Wladimir Putin und der Heilige Ignatius von Loyola
Nun, zunächst waren beide in ihrem "ersten" Leben Offiziere. Der eine diente an der Schwelle zur Neuzeit der spanischen Krone, der andere im 20. Jahrhundert dem sowjetischen Geheimdienst. Was beide eint, ist zudem eine Überzeugung, ein Glaube. Ignatius glaubte, von Gott für eine besondere geschichtliche Mission berufen zu sein. Diesen Glauben möchte ich auch Putin nicht absprechen. Aber genau hier hört die Gemeinsamkeit auf bzw. hier ist der Punkt erreicht, an dem Putin von Ignatius lernen könnte.

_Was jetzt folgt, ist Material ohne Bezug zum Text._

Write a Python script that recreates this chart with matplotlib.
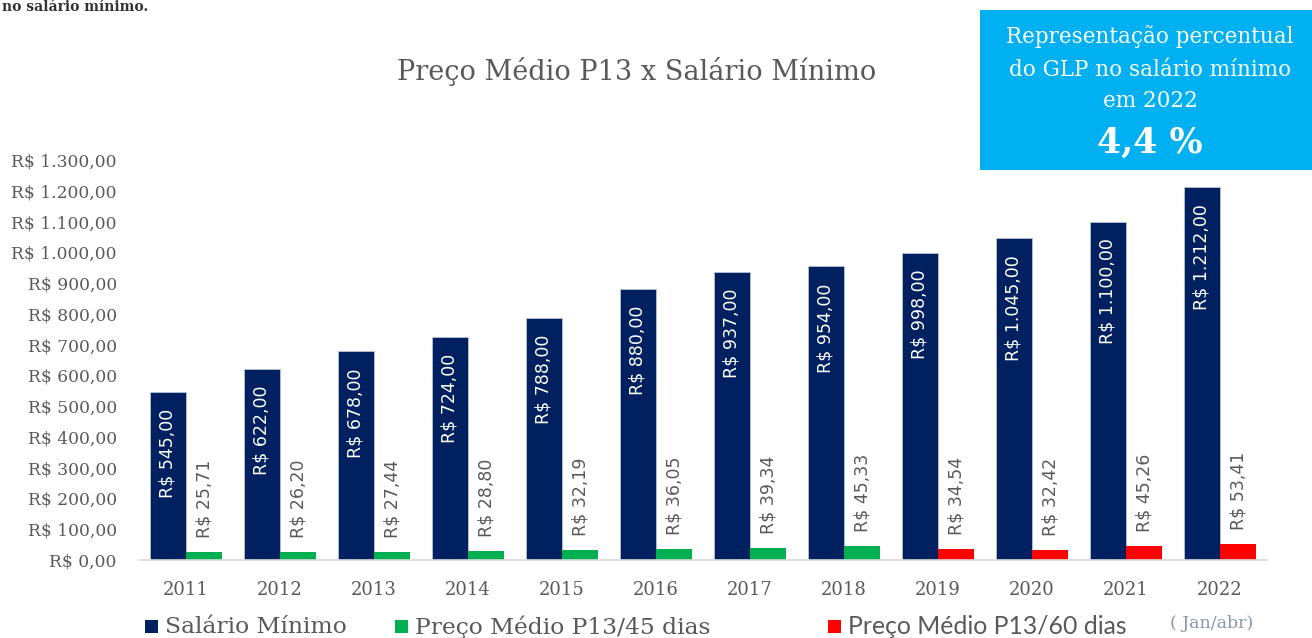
import matplotlib
matplotlib.use("Agg")
import matplotlib.pyplot as plt
from matplotlib.patches import Rectangle
import numpy as np

years = ["2011", "2012", "2013", "2014", "2015", "2016", "2017", "2018",
         "2019", "2020", "2021", "2022"]
salario = [545.00, 622.00, 678.00, 724.00, 788.00, 880.00, 937.00, 954.00,
           998.00, 1045.00, 1100.00, 1212.00]
preco_45_years = ["2011", "2012", "2013", "2014", "2015", "2016", "2017", "2018"]
preco_45 = [25.71, 26.20, 27.44, 28.80, 32.19, 36.05, 39.34, 45.33]
preco_60_years = ["2019", "2020", "2021", "2022"]
preco_60 = [34.54, 32.42, 45.26, 53.41]
yticks = list(range(0, 1301, 100))

NAVY = "#002060"
GREEN = "#00B050"
RED = "#FF0000"
GRAY = "#595959"
SERIF = "DejaVu Serif"


def brl(v):
    s = f"{v:,.2f}"
    s = s.replace(",", "X").replace(".", ",").replace("X", ".")
    return "R$ " + s


W, H = 1312, 638
fig = plt.figure(figsize=(W / 100, H / 100), dpi=100)
ax = fig.add_axes([139 / W, (H - 560) / H, (1267 - 139) / W, 400 / H])

x = np.arange(len(years))
bw = 0.385
pos = {y: i for i, y in enumerate(years)}

ax.bar(x - bw / 2, salario, bw, color=NAVY, edgecolor="#b8c2d6", linewidth=0.6, zorder=2)
x45 = np.array([pos[y] for y in preco_45_years])
x60 = np.array([pos[y] for y in preco_60_years])
ax.bar(x45 + bw / 2, preco_45, bw, color=GREEN, zorder=2)
ax.bar(x60 + bw / 2, preco_60, bw, color=RED, zorder=2)

ax.set_xlim(-0.5, len(years) - 0.5)
ax.set_ylim(0, 1300)
ax.set_yticks(yticks)
ax.set_yticklabels([brl(v) for v in yticks], fontfamily=SERIF, fontsize=12.3, color=GRAY)
ax.set_xticks(x)
ax.set_xticklabels(years, fontfamily=SERIF, fontsize=13, color=GRAY)
ax.tick_params(axis="y", length=0, pad=16)
ax.tick_params(axis="x", length=0, pad=15)
for s in ["top", "right", "left"]:
    ax.spines[s].set_visible(False)
ax.spines["bottom"].set_color("#d9d9d9")
ax.spines["bottom"].set_linewidth(1.2)

# data labels
for xi, v in zip(x, salario):
    ax.annotate(brl(v), (xi - bw / 2, v), xytext=(0, -12), textcoords="offset points",
                rotation=90, ha="center", va="top", color="white",
                fontfamily="DejaVu Sans", fontsize=12.5)
for xi, v in zip(x45, preco_45):
    ax.annotate(brl(v), (xi + bw / 2, v), xytext=(0, 10), textcoords="offset points",
                rotation=90, ha="center", va="bottom", color=GRAY,
                fontfamily="DejaVu Sans", fontsize=12.5)
for xi, v in zip(x60, preco_60):
    ax.annotate(brl(v), (xi + bw / 2, v), xytext=(0, 10), textcoords="offset points",
                rotation=90, ha="center", va="bottom", color=GRAY,
                fontfamily="DejaVu Sans", fontsize=12.5)

# title
fig.text(637 / W, 1 - 71 / H, "Preço Médio P13 x Salário Mínimo", ha="center", va="center",
         fontfamily=SERIF, fontsize=19.5, color=GRAY)

# text at top-left (partially visible in the source)
fig.text(2 / W, 1 - 11 / H, "no salário mínimo.", ha="left", va="baseline",
         fontfamily=SERIF, fontsize=10, fontweight="bold", color="#333333")

# blue box
fig.patches.append(Rectangle((980 / W, 1 - 170 / H), 340 / W, 160 / H,
                             transform=fig.transFigure, facecolor="#00B0F0",
                             edgecolor="none", zorder=0))
for yy, t in [(37, "Representação percentual"), (70, "do GLP no salário mínimo"),
              (101, "em 2022")]:
    fig.text(1150 / W, 1 - yy / H, t, ha="center", va="center", fontfamily=SERIF,
             fontsize=15.5, color="white")
fig.text(1150 / W, 1 - 143 / H, "4,4 %", ha="center", va="center", fontfamily=SERIF,
         fontsize=25, fontweight="bold", color="white")


# legend (manual)
def legend_item(xpix, color, label, family, size):
    fig.patches.append(Rectangle((xpix / W, 1 - 633 / H), 13 / W, 13 / H,
                                 transform=fig.transFigure, facecolor=color,
                                 edgecolor="none"))
    fig.text((xpix + 20) / W, 1 - 627 / H, label, ha="left", va="center",
             fontfamily=family, fontsize=size, color=GRAY)


legend_item(145, NAVY, "Salário Mínimo", SERIF, 16.8)
legend_item(395, GREEN, "Preço Médio P13/45 dias", SERIF, 16.8)
legend_item(828, RED, "Preço Médio P13/60 dias", "Lato", 17.8)
fig.text(1170 / W, 1 - 624 / H, "( Jan/abr)", ha="left", va="center",
         fontfamily=SERIF, fontsize=12.5, color="#8496B0")

fig.savefig("out.png", dpi=100)
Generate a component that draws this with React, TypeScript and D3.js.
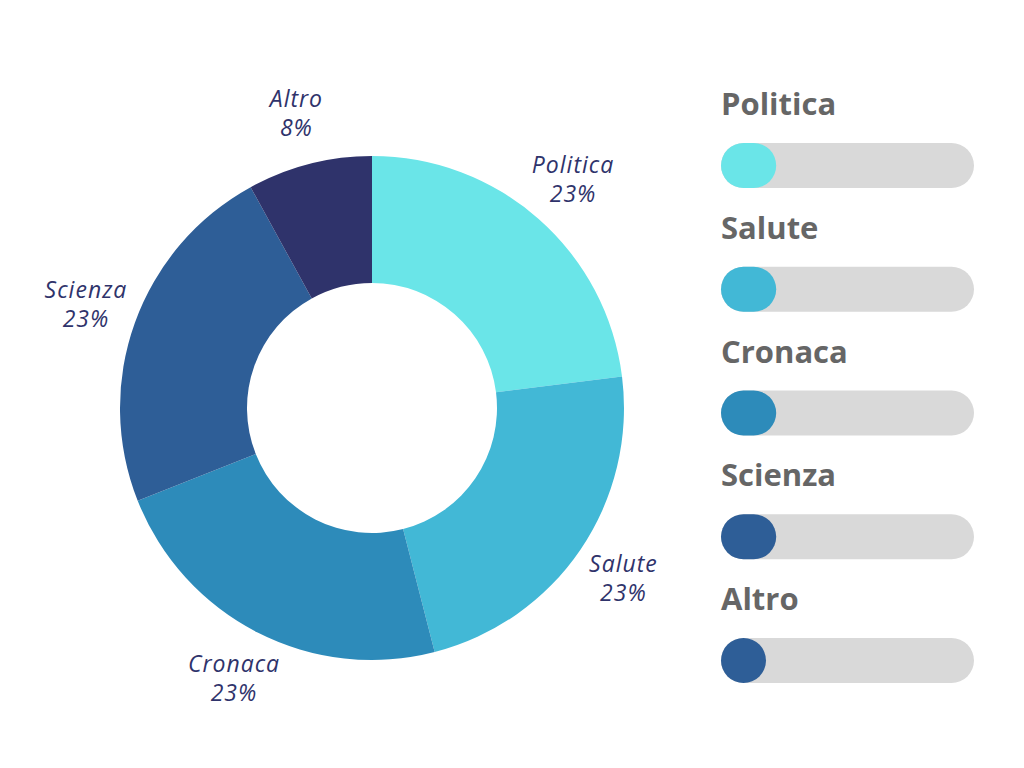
import React from "react";
import * as d3 from "d3";

const categories = ["Politica", "Salute", "Cronaca", "Scienza", "Altro"];
const values = [23, 23, 23, 23, 8];
const sliceColors = ["#6AE5E8", "#42B8D6", "#2D8BBA", "#2E5E97", "#2F336B"];
const legendColors = ["#6AE5E8", "#42B8D6", "#2D8BBA", "#2E5E97", "#2E5E97"];

export default function App() {
  const W = 1024, H = 768;
  const cx = 372, cy = 408;
  const outerR = 252, innerR = 125, labelR = 304;
  const pie = d3.pie<number>().sort(null).value((d) => d);
  const arcs = pie(values);
  const arc = d3.arc<d3.PieArcDatum<number>>().innerRadius(innerR).outerRadius(outerR);

  const legendX = 721, trackW = 253, barH = 45;
  const rowY = d3.scaleLinear().domain([0, 4]).range([143, 638]);
  const fillX = d3.scaleLinear().domain([0, 100]).range([0, 240]);

  return (
    <svg width={W} height={H} style={{ position: "absolute", left: 0, top: 0, background: "#fff" }}>
      <g transform={`translate(${cx},${cy})`}>
        {arcs.map((a, i) => (
          <path key={i} d={arc(a) || ""} fill={sliceColors[i]} />
        ))}
        {arcs.map((a, i) => {
          const m = (a.startAngle + a.endAngle) / 2;
          const x = labelR * Math.sin(m);
          const y = -labelR * Math.cos(m);
          return (
            <text key={i} x={x} y={y} textAnchor="middle" fill="#2F336B"
              fontFamily="'Open Sans', sans-serif" fontStyle="italic" fontSize={23}
              letterSpacing={1}>
              <tspan x={x} dy={-7}>{categories[i]}</tspan>
              <tspan x={x} dy={29}>{`${values[i]}%`}</tspan>
            </text>
          );
        })}
      </g>
      {categories.map((c, i) => {
        const y = rowY(i);
        const fw = Math.max(barH, fillX(values[i]));
        return (
          <g key={c}>
            <text x={legendX} y={y - 28} fill="#666666" fontFamily="'Open Sans', sans-serif"
              fontWeight={700} fontSize={31}>{c}</text>
            <rect x={legendX} y={y} width={trackW} height={barH} rx={barH / 2} fill="#D9D9D9" />
            <rect x={legendX} y={y} width={fw} height={barH} rx={barH / 2} fill={legendColors[i]} />
          </g>
        );
      })}
    </svg>
  );
}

Wenn er es täte, könnte es vielleicht sogar für den Weltfrieden von großer Bedeutung sein. Ignatius war sich sehr sicher, dass nichts, wirklich nichts, sicher ist. Darum empfahl er, alles, woran unser Herz hängt, immer wieder kritisch zu hinterfragen. Alles, was uns in Beschlag nimmt, sollte mit einem gewissen Abstand betrachtet werden. Auch die eigenen Überzeugungen. Er nannte diese Haltung Indifferenz. Sie gilt es, im ganzen Leben täglich neu einzuüben, denn es könnte sein, dass ich irre, es könnte sein, dass viele Aspekte übersehen oder verdrängt werden bei meinen Annahmen. Darum ist die Haltung der Indifferenz die Einnahme eines Standpunktes, der offen bleibt für Ergänzungen, Veränderungen, Korrekturen. Und zwar ein Leben lang. Diese Haltung ist zutiefst menschlich, weil sie den Menschen nicht überfordert. Ignatius wusste: Der Mensch ist nicht "Gott". Selbst wenn wir alles können und alles wissen - "Gott" steht dafür, dass die Wahrheit nie Besitz ist. Sie ist immer größer als alles Können und Wissen.
Was wäre, wenn Putin an sein eigenes Narrativ diese Haltung der Indifferenz anlegen würde? Die einfache Frage könnte lauten: Ob nicht alles anders ist, als ich es denke? Die Haltung der Indifferenz ist nicht nur weise. Auf Grund ihrer Offenheit bleibt sie dem "unverrückbaren Klassenstandpunkt" immer überlegen. Der Zugang zur Haltung der Indifferenz müsste auch Putin möglich sein, denn er betont ja den Glauben der Orthodoxie, die auch weiß: Gott ist immer größer, auch als unsere Erzählungen. Nun gehört zum Glauben auch die Tugend der Hoffnung. Ist es Hybris oder Naivität, sie auch für Wladimir Putin zu haben? Die Folgen für die leidgeprüfte ukrainische Bevölkerung und die vielen russischen Mütter und Väter, die ihre Söhne verloren haben und verlieren, macht die Hoffnung, dass Putin sein Narrativ in Frage stellt, zu einem dringenden Gebot christlicher Nächstenliebe!